According to the judgment, these messages were “revealing an exchange of precise, current and confidential information” that was “capable of removing some of the uncertainties inherent in the foreign exchange spot trading market.” That kind of insight, the court said, could make it easier to read the market and tweak trading strategies on the fly.

The court also dismissed Credit Suisse’s claim that the conversations were harmless, concluding that the nature and context of the exchanges were enough to breach antitrust rules.

While the court upheld the finding that Credit Suisse broke antitrust rules, it took issue with how the commission came up with the penalty. 

Since foreign exchange spot trading doesn’t generate traditional sales revenue, the commission used an alternative method to estimate how much business the bank had done. But the court said the regulators hadn’t followed their own fining guidelines and relied on data that was less complete and reliable than what Credit Suisse had already provided.

That error led the court to cut the fine to €28.9 million ($31.6 million). The judges said “the commission failed to use the best available figures” and pointed out that getting the numbers wrong can undermine the fairness of the whole penalty.

The infringement at issue focused exclusively on voice trading of G10 currencies — a group that includes the euro, U.S. dollar, British pound, Swiss franc and others. 

According to the commission, traders at several major banks exchanged real-time details about bid-ask spreads, customer orders and their own risk positions. Some messages even pointed to occasional coordination, such as backing off to avoid getting in the way of each other’s trades. The commission found that this conduct went beyond mere exchanges of information and amounted to a restriction of competition.

But when it came to Credit Suisse, the commission stopped short of saying the bank took part in that kind of coordination. It also didn’t accuse the bank of joining in any broader agreement among traders. The fine was based solely on the exchange of sensitive information and did not go beyond that.

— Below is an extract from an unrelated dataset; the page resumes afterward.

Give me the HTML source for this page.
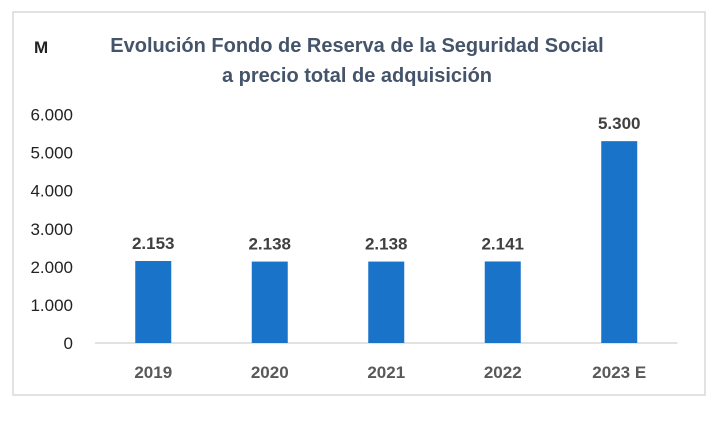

The court backed that view, finding that sharing confidential trading information can restrict competition even without a formal agreement or explicit intent. What mattered, the court noted, was that the information helped traders anticipate one another’s moves — undermining the competitive tension markets rely on.

Credit Suisse tried to poke holes in both the facts and the legal theory behind the case. Its lawyers argued that the commission had misunderstood trader lingo, taken chatroom messages out of context and failed to prove the bank gained anything from the conversations.

The court wasn’t convinced. It said the point wasn’t whether Credit Suisse made a profit, but whether the shared information had the potential to tilt the playing field. In the judges’ view, the exchanges were commercially sensitive and could have influenced how competitors behaved, even if no one could show a direct payoff.

UBS Group AG, which took over Credit Suisse in 2023, joined the case as a co-applicant, along with UBS AG and Credit Suisse Securities (Europe) Ltd. But the ruling deals only with Credit Suisse’s actions and doesn’t change the settlements reached with the other banks.

Eleanor Fox, a leading antitrust scholar and professor emerita at New York University School of Law, said the case reflects deeper enforcement challenges in today’s financial markets.

“Even what counts as an illegal collaboration is more ambiguous now,” she said. “The question is whether traders ‘agreed to’ the exchange rate or even a range for the exchange rate. But what’s enough evidence to prove that? The line is blurred.”

Fox said that while due process must be respected, authorities need sharper tools to keep up.

“There may be global conspiracies, but there’s no global law,” she said. “This does not mean that due process rights of defendants should be lightened — they should not. But both jurists and policy-makers must be alert to these problems and work to ensure that the law is strong enough to prevent the ‘stealth’ cartelization of the world.”

UBS and Credit Suisse declined to comment.

Both sides now have two months and ten days to bring an appeal to the European Court of Justice. That appeal can only address points of law, not the facts of the case.